Eventually, the petitioner gave in to the private respondents’ offer and invested the
amount of U.S. $ 34,000. However, when the petitioner was demanding for the return of his
capital plus interest, the latter was ignored by the respondents and their obligation was
avoided. Hence, the petitioner filed for a complaint for estafa against respondents but which
was denied by the courts. Thus, this petition.

ISSUE:
Whether or not the court correctly ruled in dismissing the complaint for estafa against
the private respondents

HELD:
No. The true nature of the contract between petitioner and private respondents was
that of a simple loan. In such a contract, the debtor promises to pay to the creditor an equal
amount of money plus interest if stipulated. It is true that private respondents failed to fulfill
their promise to petitioner to return his money plus interest at the end of one month.
However, mere non-compliance of a promise to perform a thing does not constitute deceit
because it is hard to determine and infer a priori the criminal intent to the person promising.
In other words, deceit should be proved and established by acts distinct from and independent
of, the non-compliance of the promise, and this, petitioner failed to do.

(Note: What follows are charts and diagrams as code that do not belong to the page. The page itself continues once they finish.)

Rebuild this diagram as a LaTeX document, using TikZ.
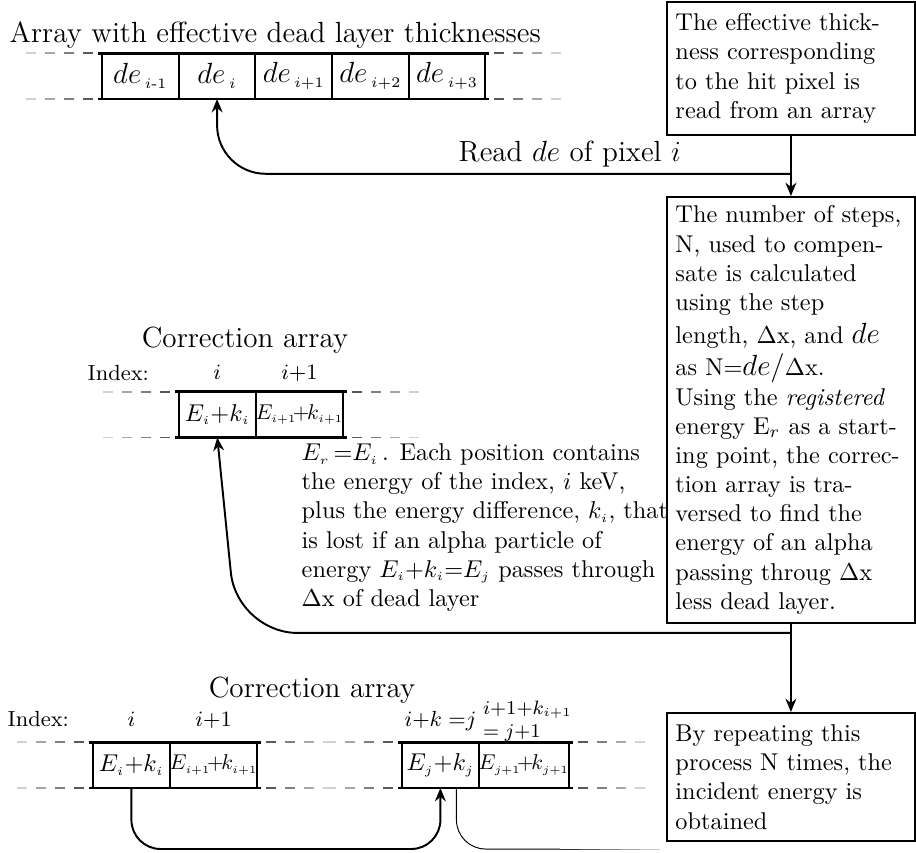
\documentclass[tikz,border=0pt]{standalone}
\usepackage{amsmath}
\usepackage{amssymb}
\usepackage{graphicx}
\usepackage{tikz}
\usetikzlibrary{arrows.meta,positioning,calc}
% top and bottom rails of an array, with dashes fading out on both sides
\newcommand{\cellrails}[2]{%
 \foreach \l/\r in {north west/north east,south west/south east}{
  \draw[rail] ([xshift=-1.6pt]#1.\l) -- ([xshift=1.6pt]#2.\r);
  \foreach \o/\c in {9/65,28/50,47/35,66/18}{
   \draw[black!\c, line width=0.8pt] ([xshift=-\o*0.4115pt]#1.\l) -- ++(-10,0);
   \draw[black!\c, line width=0.8pt] ([xshift=\o*0.4115pt]#2.\r) -- ++(10,0);
  }
 }
}
\newcommand{\sss}{\scriptscriptstyle}
\newcommand{\pairE}[1]{\scalebox{0.88}{$E_{\sss #1}\mkern-3mu{+}\mkern-2mu k_{\sss #1}$}}

\begin{document}
\begin{tikzpicture}[x=0.4115pt, y=-0.4115pt, >={Stealth[length=5.5pt,width=4.5pt,inset=1.8pt]}, semithick,
 cell/.style={draw, line width=0.8pt, minimum width=31.55pt, minimum height=18.9pt, inner sep=0pt, outer sep=0pt},
 rail/.style={line width=1.2pt},
 note/.style={draw, line width=0.8pt, text width=95pt, align=left, inner xsep=3.5pt, inner ysep=4.8pt, anchor=north west},
 biglbl/.style={font=\large, inner sep=0pt},
 idx/.style={font=\small, inner sep=0pt},
 flow/.style={->, line width=0.8pt}]
 \useasboundingbox (0,0) rectangle (916,852);

 % array of effective dead layer thicknesses
 \node[biglbl, anchor=base west] (dtitle) at (9,42) {Array with effective dead layer thicknesses};
 \node[cell, font=\large] (dc1) at (140.4,76) {$de_{\kern1.5pt\sss i\text{-}1}$};
 \node[cell, font=\large, right=0pt of dc1] (dc2) {$de_{\kern1.5pt\sss i}$};
 \node[cell, font=\large, right=0pt of dc2] (dc3) {$de_{\kern1.5pt\sss i+1}$};
 \node[cell, font=\large, right=0pt of dc3] (dc4) {$de_{\kern1.5pt\sss i+2}$};
 \node[cell, font=\large, right=0pt of dc4] (dc5) {$de_{\kern1.5pt\sss i+3}$};
 \cellrails{dc1}{dc5}

 % text boxes on the right
 \node[note] (b1) at (666,1) {The effective thick-\\ness corresponding\\to the hit pixel is\\read from an array};
 \node[note, inner ysep=3.6pt] (b2) at (666,196) {The number of steps,\\N, used to compen-\\sate is calculated\\using the step\\[1.5pt]
  length, $\Delta$x, and {\large$de$}\\[1.5pt]as N$=${\large$de/$}$\Delta$x.\\Using the \textit{registered}\\
  energy E$_r$ as a start-\\ing point, the correc-\\tion array is tra-\\versed to find the\\energy of an alpha\\
  passing throug $\Delta$x\\less dead layer.};
 \node[note] (b3) at (666,712) {By repeating this\\process N times, the\\incident energy is\\obtained};

 % first correction array
 \node[biglbl, anchor=base] (mtitle) at (245,347) {Correction array};
 \node[idx, anchor=base west] (mindex) at (87,380) {Index:};
 \node[cell] (mc1) at (217.3,414.5) {$E_{\sss i}{+}k_{\sss i}$};
 \node[cell, right=0pt of mc1] (mc2) {\pairE{i+1}};
 \node[idx, anchor=base] (mi1) at ($(mc1.north)+(0,-12)$) {$i$};
 \node[idx, anchor=base] (mi2) at ($(mc2.north)+(0,-12)$) {$i{+}1$};
 \cellrails{mc1}{mc2}
 \node[anchor=north west, align=left, inner sep=0pt] (mtext) at (301,443) {$E_{\sss r}\,{=}E_{\sss i}\,$. Each position contains\\
  the energy of the index, $i$ keV,\\plus the energy difference, $k_{\sss i}$, that\\is lost if an alpha particle of\\
  energy $E_{\sss i}{+}k_{\sss i}{=}E_{\sss j}$ passes through\\$\Delta$x of dead layer};

 % second correction array
 \node[biglbl, anchor=base] (btitle) at (312,697) {Correction array};
 \node[idx, anchor=base west] (bindex) at (7,726) {Index:};
 \node[cell] (bc1) at (131.4,765) {$E_{\sss i}{+}k_{\sss i}$};
 \node[cell, right=0pt of bc1] (bc2) {\pairE{i+1}};
 \node[cell] (bc3) at (440.4,765) {$E_{\sss j}{+}k_{\sss j}$};
 \node[cell, right=0pt of bc3] (bc4) {\pairE{j+1}};
 \node[idx, anchor=base] (bi1) at ($(bc1.north)+(0,-16)$) {$i$};
 \node[idx, anchor=base] (bi2) at ($(bc2.north)+(0,-16)$) {$i{+}1$};
 \node[idx, anchor=base] (bi3) at ($(bc3.north)+(0,-16)$) {$i{+}k\;{=}j$};
 \node[idx, font=\footnotesize, align=left, above=0pt of bc4, xshift=1.5pt] (bi4) {$i{+}1{+}k_{\sss i+1}$\\${=}\;j{+}1$};
 \cellrails{bc1}{bc2}
 \cellrails{bc3}{bc4}

 % connectors
 \coordinate (j1) at ([yshift=-15.6pt]b1.south);
 \coordinate (j2) at ([yshift=-3.7pt]b2.south);
 \draw[flow] (b1) -- (b2);
 \draw[flow, rounded corners=20pt] (j1) -| (dc2.south);
 \node[biglbl, anchor=base west] (rdlbl) at (458,161) {Read $de$ of pixel $i$};
 \draw[flow] (b2) -- (b3);
 \draw[flow, rounded corners=25pt] (j2) -- ++(-554,0) -- (mc1.south);
 \draw[flow, rounded corners=12pt] (bc1.south) -- ++(0,61) -| (bc3.south);
 \draw[thin, rounded corners=12pt] ([xshift=6.6pt]bc3.south) |- (560,849);
 \foreach \x/\c in {560/80,580/65,600/50,620/35,640/20}
  \draw[thin, black!\c] (\x,849) -- ++(20,0);
\end{tikzpicture}
\end{document}
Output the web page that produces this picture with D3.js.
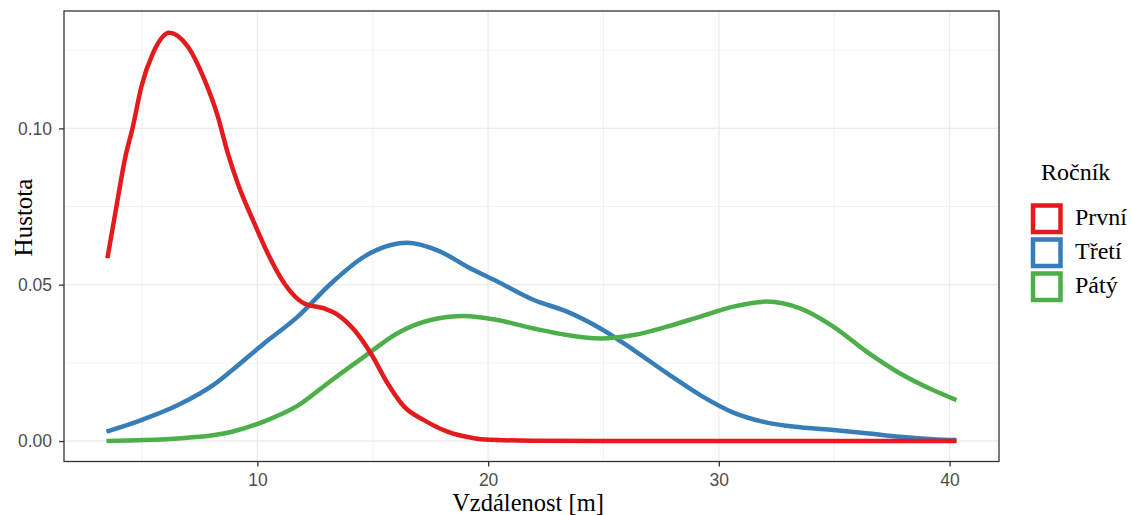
<!DOCTYPE html>
<html><head><meta charset="utf-8">
<script src="https://cdn.jsdelivr.net/npm/d3@7"></script>
<style>body{margin:0;background:#fff}svg{display:block}</style>
</head><body>
<svg id="c" width="1131" height="515"></svg>
<script>
const categories = ["První", "Třetí", "Pátý"];
const colors = ["#e41a1c", "#377eb8", "#4daf4a"];
const xTicks = [10, 20, 30, 40];
const yTicks = [0, 0.05, 0.10];
const xPrvni = [3.5,3.89,4.25,4.61,4.97,5.47,6.19,6.99,7.71,8.29,8.72,9.15,9.87,10.45,11.17,12.03,12.9,13.5,14.2,14.92,15.64,16.36,17.22,18.24,19.39,20.4,22,25,30,35,40.3];
const yPrvni = [0.0585,0.075,0.0899,0.1008,0.1133,0.124,0.1306,0.1261,0.1155,0.1037,0.092,0.0824,0.0696,0.060,0.0504,0.044,0.0424,0.0403,0.0355,0.028,0.0185,0.011,0.0067,0.003,0.0009,0.0003,0.0001,0,0,0,0];
const xTreti = [3.46,4.97,6.56,8.14,8.86,10.3,11.75,13.19,14.63,15.78,16.5,17.8,19.24,20.4,21.98,23.42,24.87,26.31,27.75,29.19,30.63,32.08,33.52,34.96,36.4,37.84,39.28,40.3];
const yTreti = [0.003,0.0067,0.0115,0.0182,0.0224,0.0313,0.0398,0.0504,0.059,0.0627,0.0634,0.061,0.0552,0.051,0.0451,0.0414,0.036,0.0291,0.0217,0.0147,0.0091,0.0059,0.0044,0.0035,0.0025,0.0014,0.0006,0.0003];
const xPaty = [3.46,5.11,6.7,8.14,8.86,10.3,11.75,13.19,14.63,16.07,17.51,18.95,20.4,21.98,23.42,24.87,26.31,27.75,29.19,30.63,32.08,33.52,34.96,36.4,37.84,39.28,40.3];
const yPaty = [0,0.0003,0.0009,0.0019,0.0029,0.0063,0.0113,0.0193,0.027,0.0345,0.0387,0.04,0.0387,0.036,0.0339,0.0328,0.0339,0.0366,0.0398,0.043,0.0446,0.0424,0.0366,0.0286,0.0217,0.0163,0.0131];
const seriesX = [xPrvni, xTreti, xPaty];
const seriesY = [yPrvni, yTreti, yPaty];

const svg = d3.select("#c");
const L = 64, R = 999, T = 11, B = 461.5;
const xDomain = [3.46, 40.3], yMax = 0.131;
const dx = (xDomain[1]-xDomain[0])*0.05;
const x = d3.scaleLinear().domain([xDomain[0]-dx, xDomain[1]+dx]).range([L, R]);
const y = d3.scaleLinear().domain([-yMax*0.05, yMax*1.05]).range([B, T]);

// grid
const g = svg.append("g");
[5,15,25,35].forEach(v => g.append("line").attr("x1",x(v)).attr("x2",x(v)).attr("y1",T).attr("y2",B).attr("stroke","#ebebeb").attr("stroke-width",0.7));
[0.025,0.075,0.125].forEach(v => g.append("line").attr("y1",y(v)).attr("y2",y(v)).attr("x1",L).attr("x2",R).attr("stroke","#ebebeb").attr("stroke-width",0.7));
xTicks.forEach(v => g.append("line").attr("x1",x(v)).attr("x2",x(v)).attr("y1",T).attr("y2",B).attr("stroke","#ebebeb").attr("stroke-width",1.3));
yTicks.forEach(v => g.append("line").attr("y1",y(v)).attr("y2",y(v)).attr("x1",L).attr("x2",R).attr("stroke","#ebebeb").attr("stroke-width",1.3));

// lines
const line = d3.line().x(d=>x(d[0])).y(d=>y(d[1])).curve(d3.curveMonotoneX);
[1,2,0].forEach(i => {
  const pts = seriesX[i].map((v,j)=>[v, seriesY[i][j]]);
  svg.append("path").attr("d", line(pts)).attr("fill","none").attr("stroke",colors[i]).attr("stroke-width",4.5).attr("stroke-linejoin","round");
});

// panel border
svg.append("rect").attr("x",L).attr("y",T).attr("width",R-L).attr("height",B-T).attr("fill","none").attr("stroke","#333").attr("stroke-width",1.3);

// axes
const xAxis = d3.axisBottom(x).tickValues(xTicks).tickFormat(d3.format("d")).tickSize(5).tickPadding(7);
const ax = svg.append("g").attr("transform",`translate(0,${B})`).call(xAxis);
const yAxis = d3.axisLeft(y).tickValues(yTicks).tickFormat(d3.format(".2f")).tickSize(5).tickPadding(7);
const ay = svg.append("g").attr("transform",`translate(${L},0)`).call(yAxis);
[ax, ay].forEach(a => {
  a.select(".domain").remove();
  a.selectAll(".tick line").attr("stroke","#333").attr("stroke-width",1.3);
  a.selectAll(".tick text").attr("fill","#4d4d4d").style("font-family","Liberation Sans, Arial, sans-serif").style("font-size","17.5px");
});

// axis titles
const serif = "Liberation Serif, Times New Roman, serif";
svg.append("text").attr("x",528).attr("y",510.5).attr("text-anchor","middle")
  .style("font-family",serif).style("font-size","24.5px").attr("fill","#000").text("Vzdálenost [m]");
svg.append("text").attr("transform",`translate(32,217.5) rotate(-90)`).attr("text-anchor","middle")
  .style("font-family",serif).style("font-size","25px").attr("fill","#000").text("Hustota");

// legend
const lg = svg.append("g");
lg.append("text").attr("x",1041).attr("y",180).style("font-family",serif).style("font-size","24px").text("Ročník");
categories.forEach((c,i) => {
  const ky = 203.5 + i*34;
  lg.append("rect").attr("x",1033).attr("y",ky+2).attr("width",27.5).attr("height",26.5).attr("fill","#fff").attr("stroke",colors[i]).attr("stroke-width",4.5);
  lg.append("text").attr("x",1075).attr("y",ky+21.5).style("font-family",serif).style("font-size","24px").text(c);
});
</script>
</body></html>
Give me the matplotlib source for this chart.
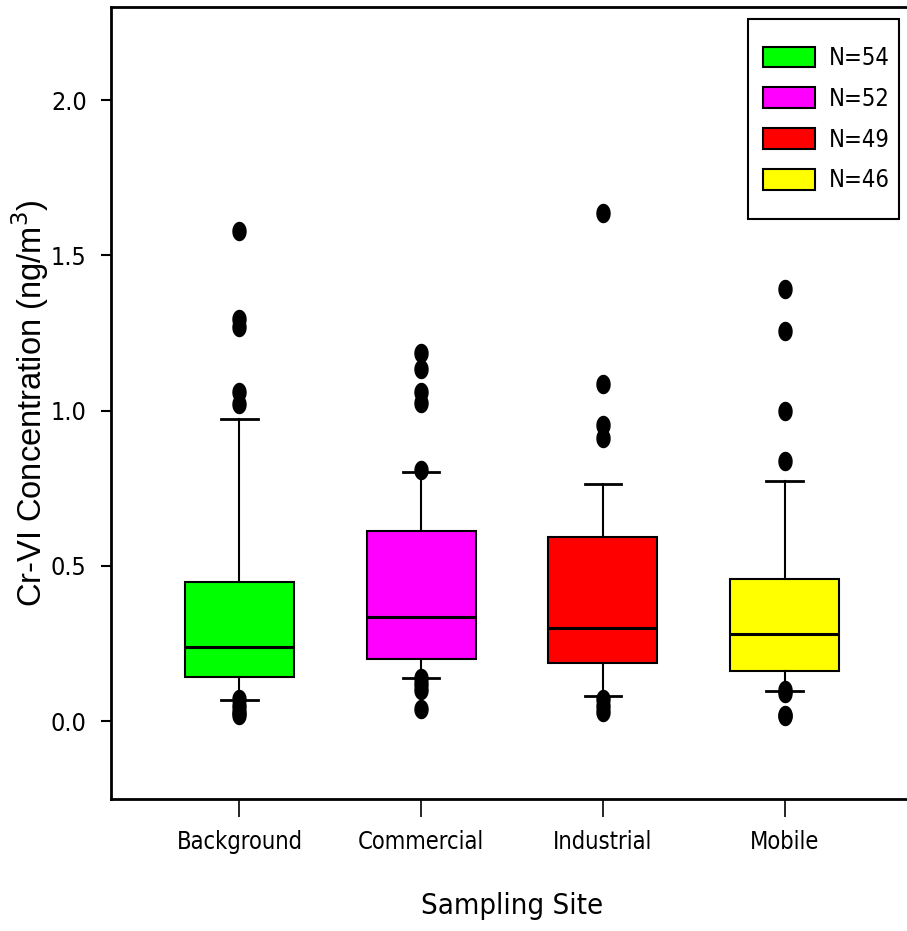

NEPOMUCENO vs. PEOPLE OF THE PHILIPPINES


G.R. No. 166246

FACTS:
Sometime in 08 November 1996, Antonio Nepomuceno was charged with estafa in an
information which reads as follows:
“That on or about the 22nd day of October, 1994 at Lipa City, Philippines and within the
jurisdiction of this Honorable Court, the above-named accused, being [then] employed as
manager of Lipa Lending Investor, Inc. and as such has the duty to manage and administer the
funds of the said corporation, with grave abuse of confidence reposed upon him by the
officers of the aforesaid corporation, did then and there wilfully, unlawfully and feloniously
misapply, misappropriate and convert to his own personal use and benefit the amount of One
Hundred Eighty Thousand (P180,000.00) Pesos belonging to Lipa Lending Investor, Inc. by
making it appear that the said amount was part of the change or overpayment due to a certain
Rommel Villanueva, a borrower of Lipa Lending Investor, Inc., when in truth and in fact as he
very well knew he was not authorized to receive the same and despite demands to return the
said amount accused failed and refused to do so, to the damage and prejudice of Lipa Lending
Investor, Inc. in the aforesaid amount of P180,000.00, Philippine currency.”

ISSUE:
Whether or not the court erred in finding the accused guilty of the crime of festafa

HELD:
The elements of estafa under Article 315 1(b) of the Revised Penal Code are as
follows:  (1) that money, goods, or other personal properties are received by the offender in
trust, or on commission, or for administration, or under any other obligation involving the duty
to make delivery of, or to return, the same; (2) that there is a misappropriation or conversion of
such money or property by the offender or denial on his part of such receipt; (3) that such
misappropriation or conversion or denial is to the prejudice of another; and, (4) that there is a
demand made by the offended party on the offender.
The petitioner, during cross-examination, admitted he appropriated the P180,000 for his
own use and claimed that the P180,000 given to him was his commission from Villanueva.
Moreover, the promissory note executed between Lipa Lending and Villanueva did not intend a
loan payable in installments.  For while said document is a standard form with blanks for the
provisions of installment of the loan, the parties only wrote down the amount of the loan and
the due date of its payment.  If their intention was really to settle the loan on installment, they
would have clearly provided the terms thereof.  Thus, there is no basis to believe otherwise that
the entire amount of the loan became due and demandable on the date agreed upon, which
is October 14, 1994. It is thus clear that Nepomuceno caused the preparation of the checks in
his name and gave himself money due to the company he works for, to the prejudice and
damage of said company.
The court finds Nepomuceno’s acts inexcusable and his testimony unconvincing, and
affirms the decision of the lower court.